*Data for this exercise*.
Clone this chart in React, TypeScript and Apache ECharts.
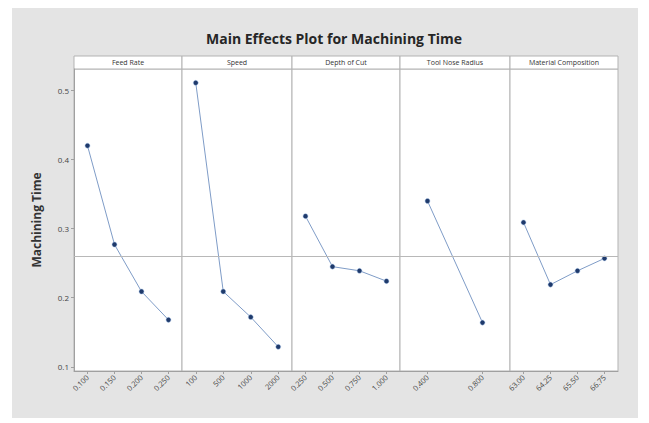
import React, { useEffect, useRef } from "react";
import * as echarts from "echarts";

const factors = ["Feed Rate", "Speed", "Depth of Cut", "Tool Nose Radius", "Material Composition"];
const feedLevels = ["0.100", "0.150", "0.200", "0.250"];
const speedLevels = ["100", "500", "1000", "2000"];
const depthLevels = ["0.250", "0.500", "0.750", "1.000"];
const noseLevels = ["0.400", "0.800"];
const materialLevels = ["63.00", "64.25", "65.50", "66.75"];

const feedMeans = [0.42, 0.277, 0.209, 0.168];
const speedMeans = [0.511, 0.209, 0.172, 0.129];
const depthMeans = [0.318, 0.245, 0.239, 0.224];
const noseMeans = [0.34, 0.164];
const materialMeans = [0.309, 0.219, 0.239, 0.257];

const grandMean = 0.258;
const yTicks = [0.1, 0.2, 0.3, 0.4, 0.5];

const levels = [feedLevels, speedLevels, depthLevels, noseLevels, materialLevels];
const means = [feedMeans, speedMeans, depthMeans, noseMeans, materialMeans];

const panelEdges = [74, 182, 292, 400, 510, 618];
const plotTop = 69;
const plotBottom = 371;
const headerTop = 56;

export default function App() {
  const ref = useRef<HTMLDivElement>(null);
  useEffect(() => {
    if (!ref.current) return;
    const chart = echarts.init(ref.current, null, { renderer: "svg" });
    const font = "'Open Sans', 'Noto Sans', sans-serif";
    const grids: any[] = [];
    const xAxes: any[] = [];
    const yAxes: any[] = [];
    const series: any[] = [];
    const graphics: any[] = [
      {
        type: "rect",
        shape: { x: 12, y: 8, width: 626, height: 410 },
        style: { fill: "#e4e4e4" },
        z: -10,
        silent: true,
      },
    ];
    factors.forEach((f, i) => {
      const left = panelEdges[i];
      const width = panelEdges[i + 1] - left;
      grids.push({
        left,
        width,
        top: plotTop,
        height: plotBottom - plotTop,
        show: true,
        backgroundColor: "#ffffff",
        borderColor: "#b3b3b3",
        borderWidth: 1,
      });
      xAxes.push({
        type: "category",
        gridIndex: i,
        data: levels[i],
        boundaryGap: true,
        axisLine: { show: true, lineStyle: { color: "#a0a0a0" } },
        axisTick: { show: true, alignWithLabel: true, length: 3, lineStyle: { color: "#a0a0a0" } },
        axisLabel: { rotate: 45, fontSize: 7.5, color: "#444", margin: 5, fontFamily: font, interval: 0 },
        splitLine: { show: false },
      });
      yAxes.push({
        type: "value",
        gridIndex: i,
        min: 0.094,
        max: 0.531,
        axisLine: { show: i === 0, lineStyle: { color: "#a0a0a0" } },
        axisTick: i === 0 ? { show: true, length: 3, customValues: yTicks, lineStyle: { color: "#a0a0a0" } } : { show: false },
        axisLabel:
          i === 0
            ? { show: true, customValues: yTicks, fontSize: 8, color: "#444", margin: 5, fontFamily: font, formatter: (v: number) => String(Math.round(v * 10) / 10) }
            : { show: false },
        splitLine: { show: false },
        name: i === 0 ? "Machining Time" : "",
        nameLocation: "middle",
        nameGap: 32,
        nameTextStyle: { fontSize: 12, fontWeight: "bold", color: "#333", fontFamily: font },
      });
      series.push({
        type: "line",
        xAxisIndex: i,
        yAxisIndex: i,
        data: means[i],
        symbol: "circle",
        symbolSize: 5,
        lineStyle: { color: "#7f9cc7", width: 1 },
        itemStyle: { color: "#1f3a6b", borderColor: "#a9c4ea", borderWidth: 0.5 },
        markLine: {
          silent: true,
          symbol: "none",
          label: { show: false },
          lineStyle: { color: "#b8b8b8", type: "solid", width: 1 },
          data: [{ yAxis: grandMean }],
        },
        z: 3,
      });
      graphics.push({
        type: "rect",
        shape: { x: left, y: headerTop, width, height: plotTop - headerTop },
        style: { fill: "#ffffff", stroke: "#b3b3b3", lineWidth: 1 },
        silent: true,
      });
      graphics.push({
        type: "text",
        x: left + width / 2,
        y: headerTop + (plotTop - headerTop) / 2,
        style: {
          text: f,
          fontSize: 7,
          fill: "#333",
          fontFamily: font,
          textAlign: "center",
          textVerticalAlign: "middle",
        },
        silent: true,
      });
    });
    chart.setOption({
      animation: false,
      backgroundColor: "#ffffff",
      title: {
        text: "Main Effects Plot for Machining Time",
        left: 329,
        top: 26,
        textAlign: "center",
        textStyle: { fontSize: 14, fontWeight: "bold", color: "#262626", fontFamily: font },
      },
      grid: grids,
      xAxis: xAxes,
      yAxis: yAxes,
      series,
      graphic: graphics,
    });
    return () => chart.dispose();
  }, []);
  return <div ref={ref} style={{ position: "absolute", left: 0, top: 0, width: 649, height: 423 }} />;
}
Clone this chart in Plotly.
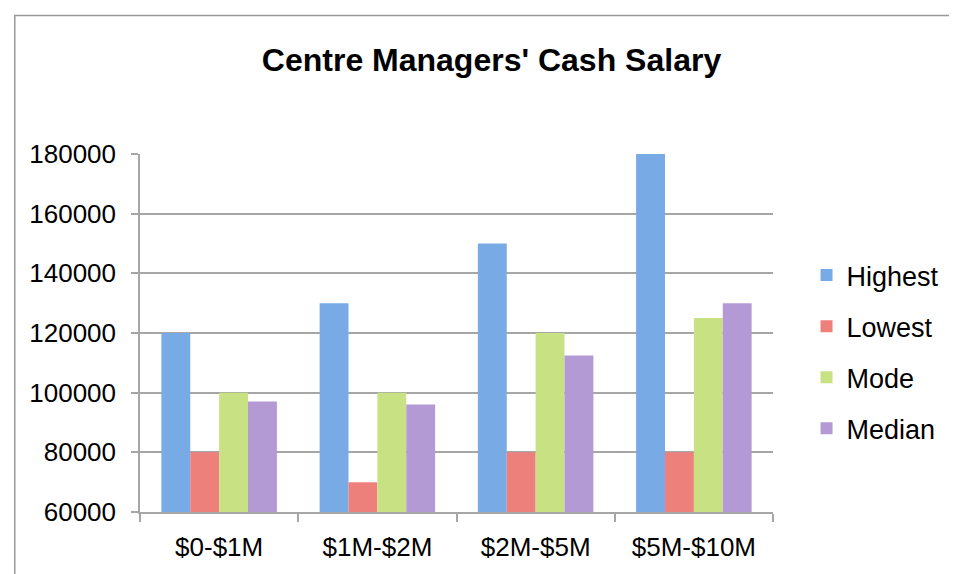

*Instructions to follow*.
From the listing, extract all text exactly as given and drop any picture.

*Solution*.
Clone this chart in React, TypeScript and Apache ECharts.
import React, { useEffect, useRef } from "react";
import * as echarts from "echarts";

const factors = ["Feed Rate", "Speed", "Depth of Cut", "Tool Nose Radius", "Material Composition"];
const feedLevels = ["0.100", "0.150", "0.200", "0.250"];
const speedLevels = ["100", "500", "1000", "2000"];
const depthLevels = ["0.250", "0.500", "0.750", "1.000"];
const noseLevels = ["0.400", "0.800"];
const materialLevels = ["63.00", "64.25", "65.50", "66.75"];

const feedMeans = [0.42, 0.277, 0.209, 0.168];
const speedMeans = [0.511, 0.209, 0.172, 0.129];
const depthMeans = [0.318, 0.245, 0.239, 0.224];
const noseMeans = [0.34, 0.164];
const materialMeans = [0.309, 0.219, 0.239, 0.257];

const grandMean = 0.258;
const yTicks = [0.1, 0.2, 0.3, 0.4, 0.5];

const levels = [feedLevels, speedLevels, depthLevels, noseLevels, materialLevels];
const means = [feedMeans, speedMeans, depthMeans, noseMeans, materialMeans];

const panelEdges = [74, 182, 292, 400, 510, 618];
const plotTop = 69;
const plotBottom = 371;
const headerTop = 56;

export default function App() {
  const ref = useRef<HTMLDivElement>(null);
  useEffect(() => {
    if (!ref.current) return;
    const chart = echarts.init(ref.current, null, { renderer: "svg" });
    const font = "'Open Sans', 'Noto Sans', sans-serif";
    const grids: any[] = [];
    const xAxes: any[] = [];
    const yAxes: any[] = [];
    const series: any[] = [];
    const graphics: any[] = [
      {
        type: "rect",
        shape: { x: 12, y: 8, width: 626, height: 410 },
        style: { fill: "#e4e4e4" },
        z: -10,
        silent: true,
      },
    ];
    factors.forEach((f, i) => {
      const left = panelEdges[i];
      const width = panelEdges[i + 1] - left;
      grids.push({
        left,
        width,
        top: plotTop,
        height: plotBottom - plotTop,
        show: true,
        backgroundColor: "#ffffff",
        borderColor: "#b3b3b3",
        borderWidth: 1,
      });
      xAxes.push({
        type: "category",
        gridIndex: i,
        data: levels[i],
        boundaryGap: true,
        axisLine: { show: true, lineStyle: { color: "#a0a0a0" } },
        axisTick: { show: true, alignWithLabel: true, length: 3, lineStyle: { color: "#a0a0a0" } },
        axisLabel: { rotate: 45, fontSize: 7.5, color: "#444", margin: 5, fontFamily: font, interval: 0 },
        splitLine: { show: false },
      });
      yAxes.push({
        type: "value",
        gridIndex: i,
        min: 0.094,
        max: 0.531,
        axisLine: { show: i === 0, lineStyle: { color: "#a0a0a0" } },
        axisTick: i === 0 ? { show: true, length: 3, customValues: yTicks, lineStyle: { color: "#a0a0a0" } } : { show: false },
        axisLabel:
          i === 0
            ? { show: true, customValues: yTicks, fontSize: 8, color: "#444", margin: 5, fontFamily: font, formatter: (v: number) => String(Math.round(v * 10) / 10) }
            : { show: false },
        splitLine: { show: false },
        name: i === 0 ? "Machining Time" : "",
        nameLocation: "middle",
        nameGap: 32,
        nameTextStyle: { fontSize: 12, fontWeight: "bold", color: "#333", fontFamily: font },
      });
      series.push({
        type: "line",
        xAxisIndex: i,
        yAxisIndex: i,
        data: means[i],
        symbol: "circle",
        symbolSize: 5,
        lineStyle: { color: "#7f9cc7", width: 1 },
        itemStyle: { color: "#1f3a6b", borderColor: "#a9c4ea", borderWidth: 0.5 },
        markLine: {
          silent: true,
          symbol: "none",
          label: { show: false },
          lineStyle: { color: "#b8b8b8", type: "solid", width: 1 },
          data: [{ yAxis: grandMean }],
        },
        z: 3,
      });
      graphics.push({
        type: "rect",
        shape: { x: left, y: headerTop, width, height: plotTop - headerTop },
        style: { fill: "#ffffff", stroke: "#b3b3b3", lineWidth: 1 },
        silent: true,
      });
      graphics.push({
        type: "text",
        x: left + width / 2,
        y: headerTop + (plotTop - headerTop) / 2,
        style: {
          text: f,
          fontSize: 7,
          fill: "#333",
          fontFamily: font,
          textAlign: "center",
          textVerticalAlign: "middle",
        },
        silent: true,
      });
    });
    chart.setOption({
      animation: false,
      backgroundColor: "#ffffff",
      title: {
        text: "Main Effects Plot for Machining Time",
        left: 329,
        top: 26,
        textAlign: "center",
        textStyle: { fontSize: 14, fontWeight: "bold", color: "#262626", fontFamily: font },
      },
      grid: grids,
      xAxis: xAxes,
      yAxis: yAxes,
      series,
      graphic: graphics,
    });
    return () => chart.dispose();
  }, []);
  return <div ref={ref} style={{ position: "absolute", left: 0, top: 0, width: 649, height: 423 }} />;
}
Clone this chart in Plotly.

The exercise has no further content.